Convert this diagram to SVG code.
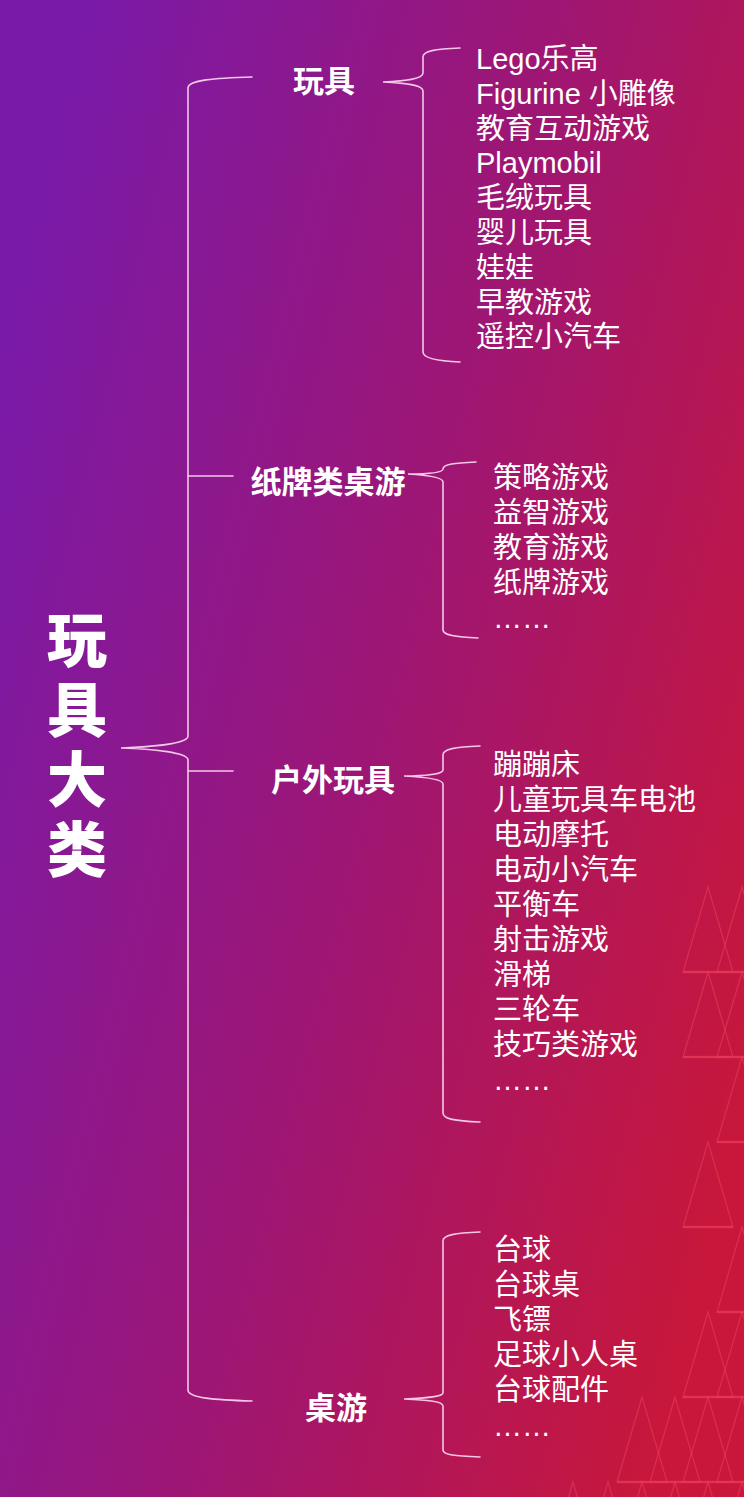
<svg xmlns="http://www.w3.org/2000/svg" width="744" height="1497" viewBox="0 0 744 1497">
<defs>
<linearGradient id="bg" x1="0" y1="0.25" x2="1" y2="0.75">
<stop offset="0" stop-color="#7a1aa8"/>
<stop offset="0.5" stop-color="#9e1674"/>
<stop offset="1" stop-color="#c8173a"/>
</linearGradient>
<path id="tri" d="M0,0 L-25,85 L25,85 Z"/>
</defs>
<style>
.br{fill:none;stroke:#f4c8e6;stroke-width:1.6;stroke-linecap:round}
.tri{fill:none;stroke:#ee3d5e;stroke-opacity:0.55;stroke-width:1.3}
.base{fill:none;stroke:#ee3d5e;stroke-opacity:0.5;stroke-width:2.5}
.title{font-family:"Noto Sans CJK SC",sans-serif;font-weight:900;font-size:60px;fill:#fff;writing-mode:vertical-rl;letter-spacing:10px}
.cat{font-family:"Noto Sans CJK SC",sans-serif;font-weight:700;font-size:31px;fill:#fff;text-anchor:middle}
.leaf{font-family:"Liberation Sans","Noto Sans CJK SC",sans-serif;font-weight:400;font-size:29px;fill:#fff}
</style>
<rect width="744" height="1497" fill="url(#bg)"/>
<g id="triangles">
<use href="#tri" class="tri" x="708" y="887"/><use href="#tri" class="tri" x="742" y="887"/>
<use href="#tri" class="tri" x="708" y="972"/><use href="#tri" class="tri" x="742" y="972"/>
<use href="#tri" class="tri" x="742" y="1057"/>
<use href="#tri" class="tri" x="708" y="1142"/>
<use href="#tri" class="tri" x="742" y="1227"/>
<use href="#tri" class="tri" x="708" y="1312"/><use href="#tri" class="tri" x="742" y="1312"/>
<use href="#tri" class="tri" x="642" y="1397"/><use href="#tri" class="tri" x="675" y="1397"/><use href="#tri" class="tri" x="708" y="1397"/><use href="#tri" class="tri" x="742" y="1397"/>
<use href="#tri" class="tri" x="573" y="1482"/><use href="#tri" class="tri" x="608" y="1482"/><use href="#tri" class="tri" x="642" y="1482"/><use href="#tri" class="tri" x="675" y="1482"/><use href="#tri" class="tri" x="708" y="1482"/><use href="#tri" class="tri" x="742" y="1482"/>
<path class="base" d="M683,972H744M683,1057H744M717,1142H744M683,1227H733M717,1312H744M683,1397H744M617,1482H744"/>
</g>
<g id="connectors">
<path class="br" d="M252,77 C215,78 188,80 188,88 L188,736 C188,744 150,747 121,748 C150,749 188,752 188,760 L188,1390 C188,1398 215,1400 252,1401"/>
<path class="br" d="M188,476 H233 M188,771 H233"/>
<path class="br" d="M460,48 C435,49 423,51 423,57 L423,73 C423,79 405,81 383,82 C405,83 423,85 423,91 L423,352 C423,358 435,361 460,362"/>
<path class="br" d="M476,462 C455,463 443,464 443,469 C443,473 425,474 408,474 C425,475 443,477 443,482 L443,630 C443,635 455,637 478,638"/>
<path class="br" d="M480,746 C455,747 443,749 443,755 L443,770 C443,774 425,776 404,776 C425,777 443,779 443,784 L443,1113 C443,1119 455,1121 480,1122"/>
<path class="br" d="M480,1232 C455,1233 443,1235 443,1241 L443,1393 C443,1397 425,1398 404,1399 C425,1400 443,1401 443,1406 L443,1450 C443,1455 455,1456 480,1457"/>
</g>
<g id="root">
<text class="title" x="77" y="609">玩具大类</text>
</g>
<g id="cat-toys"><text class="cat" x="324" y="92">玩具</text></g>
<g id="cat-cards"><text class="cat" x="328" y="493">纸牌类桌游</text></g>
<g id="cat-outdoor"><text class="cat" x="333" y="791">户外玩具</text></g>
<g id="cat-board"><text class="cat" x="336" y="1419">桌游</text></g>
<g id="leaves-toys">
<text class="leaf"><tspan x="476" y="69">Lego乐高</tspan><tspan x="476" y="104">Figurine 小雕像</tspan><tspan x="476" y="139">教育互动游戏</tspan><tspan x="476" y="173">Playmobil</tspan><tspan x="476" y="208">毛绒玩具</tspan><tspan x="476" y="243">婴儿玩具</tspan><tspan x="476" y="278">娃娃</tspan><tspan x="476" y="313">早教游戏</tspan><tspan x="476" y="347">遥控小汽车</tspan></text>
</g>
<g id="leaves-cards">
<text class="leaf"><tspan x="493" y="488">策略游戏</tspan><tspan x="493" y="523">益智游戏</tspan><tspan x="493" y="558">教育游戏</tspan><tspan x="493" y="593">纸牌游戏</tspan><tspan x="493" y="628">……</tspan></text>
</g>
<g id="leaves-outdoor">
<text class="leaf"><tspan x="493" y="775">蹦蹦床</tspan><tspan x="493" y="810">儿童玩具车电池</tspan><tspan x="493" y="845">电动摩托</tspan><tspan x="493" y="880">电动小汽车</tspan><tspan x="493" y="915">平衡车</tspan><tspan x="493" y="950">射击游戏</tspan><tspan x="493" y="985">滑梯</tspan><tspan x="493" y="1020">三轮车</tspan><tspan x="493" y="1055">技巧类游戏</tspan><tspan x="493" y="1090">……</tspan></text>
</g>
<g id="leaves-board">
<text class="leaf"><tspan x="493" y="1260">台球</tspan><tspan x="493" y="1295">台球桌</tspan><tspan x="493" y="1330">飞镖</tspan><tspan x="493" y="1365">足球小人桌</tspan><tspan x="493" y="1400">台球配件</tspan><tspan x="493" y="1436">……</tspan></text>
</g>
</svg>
.....
Stated exercise. Keep the pictures out of the copy and return the rest of the data above exactly.

The solution.
Convert this diagram to SVG code.
<svg xmlns="http://www.w3.org/2000/svg" width="744" height="1497" viewBox="0 0 744 1497">
<defs>
<linearGradient id="bg" x1="0" y1="0.25" x2="1" y2="0.75">
<stop offset="0" stop-color="#7a1aa8"/>
<stop offset="0.5" stop-color="#9e1674"/>
<stop offset="1" stop-color="#c8173a"/>
</linearGradient>
<path id="tri" d="M0,0 L-25,85 L25,85 Z"/>
</defs>
<style>
.br{fill:none;stroke:#f4c8e6;stroke-width:1.6;stroke-linecap:round}
.tri{fill:none;stroke:#ee3d5e;stroke-opacity:0.55;stroke-width:1.3}
.base{fill:none;stroke:#ee3d5e;stroke-opacity:0.5;stroke-width:2.5}
.title{font-family:"Noto Sans CJK SC",sans-serif;font-weight:900;font-size:60px;fill:#fff;writing-mode:vertical-rl;letter-spacing:10px}
.cat{font-family:"Noto Sans CJK SC",sans-serif;font-weight:700;font-size:31px;fill:#fff;text-anchor:middle}
.leaf{font-family:"Liberation Sans","Noto Sans CJK SC",sans-serif;font-weight:400;font-size:29px;fill:#fff}
</style>
<rect width="744" height="1497" fill="url(#bg)"/>
<g id="triangles">
<use href="#tri" class="tri" x="708" y="887"/><use href="#tri" class="tri" x="742" y="887"/>
<use href="#tri" class="tri" x="708" y="972"/><use href="#tri" class="tri" x="742" y="972"/>
<use href="#tri" class="tri" x="742" y="1057"/>
<use href="#tri" class="tri" x="708" y="1142"/>
<use href="#tri" class="tri" x="742" y="1227"/>
<use href="#tri" class="tri" x="708" y="1312"/><use href="#tri" class="tri" x="742" y="1312"/>
<use href="#tri" class="tri" x="642" y="1397"/><use href="#tri" class="tri" x="675" y="1397"/><use href="#tri" class="tri" x="708" y="1397"/><use href="#tri" class="tri" x="742" y="1397"/>
<use href="#tri" class="tri" x="573" y="1482"/><use href="#tri" class="tri" x="608" y="1482"/><use href="#tri" class="tri" x="642" y="1482"/><use href="#tri" class="tri" x="675" y="1482"/><use href="#tri" class="tri" x="708" y="1482"/><use href="#tri" class="tri" x="742" y="1482"/>
<path class="base" d="M683,972H744M683,1057H744M717,1142H744M683,1227H733M717,1312H744M683,1397H744M617,1482H744"/>
</g>
<g id="connectors">
<path class="br" d="M252,77 C215,78 188,80 188,88 L188,736 C188,744 150,747 121,748 C150,749 188,752 188,760 L188,1390 C188,1398 215,1400 252,1401"/>
<path class="br" d="M188,476 H233 M188,771 H233"/>
<path class="br" d="M460,48 C435,49 423,51 423,57 L423,73 C423,79 405,81 383,82 C405,83 423,85 423,91 L423,352 C423,358 435,361 460,362"/>
<path class="br" d="M476,462 C455,463 443,464 443,469 C443,473 425,474 408,474 C425,475 443,477 443,482 L443,630 C443,635 455,637 478,638"/>
<path class="br" d="M480,746 C455,747 443,749 443,755 L443,770 C443,774 425,776 404,776 C425,777 443,779 443,784 L443,1113 C443,1119 455,1121 480,1122"/>
<path class="br" d="M480,1232 C455,1233 443,1235 443,1241 L443,1393 C443,1397 425,1398 404,1399 C425,1400 443,1401 443,1406 L443,1450 C443,1455 455,1456 480,1457"/>
</g>
<g id="root">
<text class="title" x="77" y="609">玩具大类</text>
</g>
<g id="cat-toys"><text class="cat" x="324" y="92">玩具</text></g>
<g id="cat-cards"><text class="cat" x="328" y="493">纸牌类桌游</text></g>
<g id="cat-outdoor"><text class="cat" x="333" y="791">户外玩具</text></g>
<g id="cat-board"><text class="cat" x="336" y="1419">桌游</text></g>
<g id="leaves-toys">
<text class="leaf"><tspan x="476" y="69">Lego乐高</tspan><tspan x="476" y="104">Figurine 小雕像</tspan><tspan x="476" y="139">教育互动游戏</tspan><tspan x="476" y="173">Playmobil</tspan><tspan x="476" y="208">毛绒玩具</tspan><tspan x="476" y="243">婴儿玩具</tspan><tspan x="476" y="278">娃娃</tspan><tspan x="476" y="313">早教游戏</tspan><tspan x="476" y="347">遥控小汽车</tspan></text>
</g>
<g id="leaves-cards">
<text class="leaf"><tspan x="493" y="488">策略游戏</tspan><tspan x="493" y="523">益智游戏</tspan><tspan x="493" y="558">教育游戏</tspan><tspan x="493" y="593">纸牌游戏</tspan><tspan x="493" y="628">……</tspan></text>
</g>
<g id="leaves-outdoor">
<text class="leaf"><tspan x="493" y="775">蹦蹦床</tspan><tspan x="493" y="810">儿童玩具车电池</tspan><tspan x="493" y="845">电动摩托</tspan><tspan x="493" y="880">电动小汽车</tspan><tspan x="493" y="915">平衡车</tspan><tspan x="493" y="950">射击游戏</tspan><tspan x="493" y="985">滑梯</tspan><tspan x="493" y="1020">三轮车</tspan><tspan x="493" y="1055">技巧类游戏</tspan><tspan x="493" y="1090">……</tspan></text>
</g>
<g id="leaves-board">
<text class="leaf"><tspan x="493" y="1260">台球</tspan><tspan x="493" y="1295">台球桌</tspan><tspan x="493" y="1330">飞镖</tspan><tspan x="493" y="1365">足球小人桌</tspan><tspan x="493" y="1400">台球配件</tspan><tspan x="493" y="1436">……</tspan></text>
</g>
</svg>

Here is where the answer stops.